ItaliaOggi, 10 ottobre 2024
I giornalisti tedechi non sanno come si chiude un articolo (e sbagliano anche l’attacco)
I giornalisti tedeschi sbagliano nello «schluss machen», cioè non sanno chiudere gli articoli. Quel che mi meraviglia è leggere in Medium, la rivista della stampa, un articolo dedicato al problema. I colleghi hanno bisogno di imparare ancora le vecchie regole del mestiere? Sarò antiquato ma ho l’impressione che molti sbagliano anche nell’inizio, il lead, o il comincio come si diceva in gergo quando ero alle prime armi.
Ero cronista, non ancora professionista a Torino, e fui inviato a Sanremo per scrivere su uno scandalo al casinò, era d’estate e molti colleghi erano in ferie. Quando scrissi il pezzo, il direttore Giorgio Vecchiato (scomparso a fine luglio, qualche giorno prima di festeggiare i 99 anni), venne in cronaca e si sedette accanto a me: hai sbagliato il comincio, disse, ma non in tono di rimprovero, e mi dettò le prime dieci righe. Ne fui gratificato. Il direttore perdeva tempo per insegnarmi il mestiere. Se non attrai il lettore con il primo paragrafo, smette di leggere e lo perdi.

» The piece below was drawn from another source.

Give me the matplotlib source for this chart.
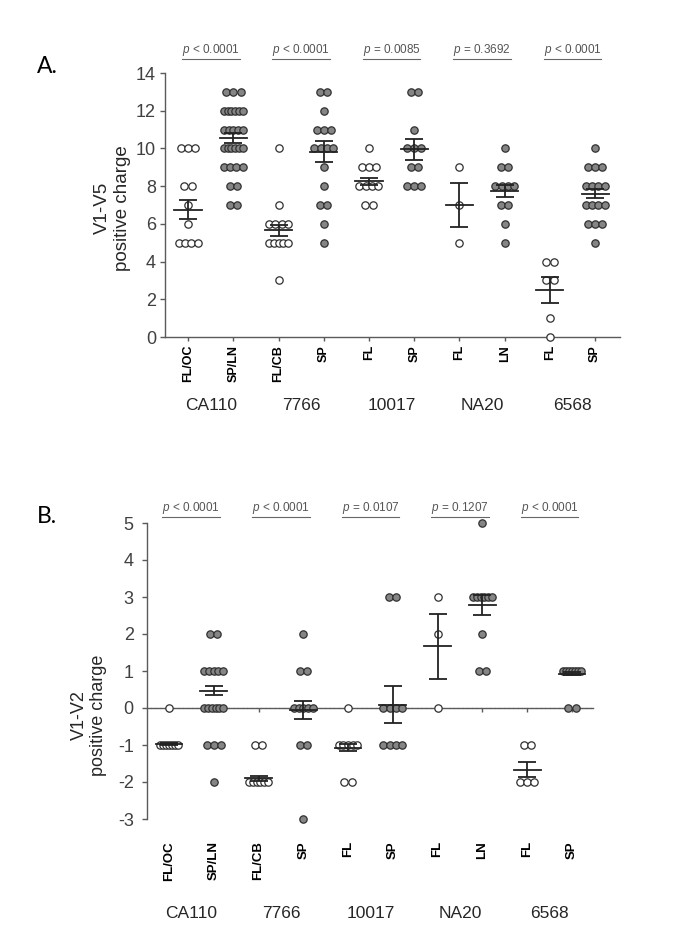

La notizia deve essere concentrata all’inizio, e non essere noiosa, sembra facile ma non lo è. Medium lo ricorda citando i consigli di Buzzfeed del 2010 (sito di informazioni americano con 150 milioni di lettori), che riguardavano l’online, per attirare subito i like. Un imperativo categorico, che non ammette scelte personali. Dipende dall’evoluzione tecnica della stampa.
Quando divenni redattore agli esteri a La Stampa si componeva con il piombo, e l’impaginazione poteva essere cambiata all’ultimo momento, di un lungo pezzo restavano a volte solo le prime righe, una sintesi dell’articolo cancellato. Adesso si compone al computer, basta un clic per cambiare l’edizione online, ma manca il tempo per sconvolgere quella cartacea. Quel che conta è attirare subito centinaia di migliaia di like, ma non si controlla, e non importa, se poi la notizia viene effettivamente letta, quindi si cura meno la scrittura, fino alla conclusione del reportage. È l’effetto Facebook, si condivide la notizia di un amico, convinti da un titolo, senza leggere. Spesso si scopre che la notizia non corrisponde a quello annunciato, e ci si sente ingannati, si cambia amico, o non si compra più il giornale.
Lo schema classico, scrive Medium, è questo: un anziano passante attraversa la strada, e avviene qualcosa di straordinario. Clicchi per leggere, e il tuo interesse viene registrato dall’algoritmo, poi si scopre che il pedone ha incontrato un compagno che non vedeva dai tempi della scuola. Nel lead online, per attrarre i lettori, si evita sempre di mettere il luogo dove avviene un fatto, o il nome dei protagonisti, chi sarà mai la grande attrice, o il noto politico? E l’interesse cambia se il disastro ferroviario è accaduto nel tuo paese, o in una regione ignota in India. Il finincio, la conclusione di un articolo, è sbagliata o deludente, perché non può confermare l’inizio allettante e ingannevole, al limite di una fake news.
Alla lunga, il lettore si stanca e non ti segue più.
Medium elenca cinque domande che si deve porre sempre un giornalista: la fine conferma l’inizio? Avete risposto alla principale domanda dell’articolo? Come si esce dalla crisi, o chi vincerà le elezioni in America? Siete riusciti a suscitare emozioni nei lettori? Altrimenti l’articolo verrà subito dimenticato, e non conquisterete nuove copie.
Vi siete impegnati abbastanza nella conclusione? Molti articoli danno l’impressione di finire a un tratto, perché era finito lo spazio a disposizione, o di ripetere quanto già scritto. Con la composizione cartacea e in piombo, era un errore grave non rispettare le misure concordate. Online non è un problema. E si può allungare l’articolo a piacere perché non sai trovare una conclusione. Ma il lettore si annoia e lo perdi per sempre. E per finire: se oggi quotidiani e riviste perdono copie, non è solo colpa di internet, o di lettori che non amano più leggere. Forse invece si dimenticano le vecchie regole. Il giornalismo è artigianato, sia che scrivi a mano, sulla mitica Olivetti 22, o su un laptop.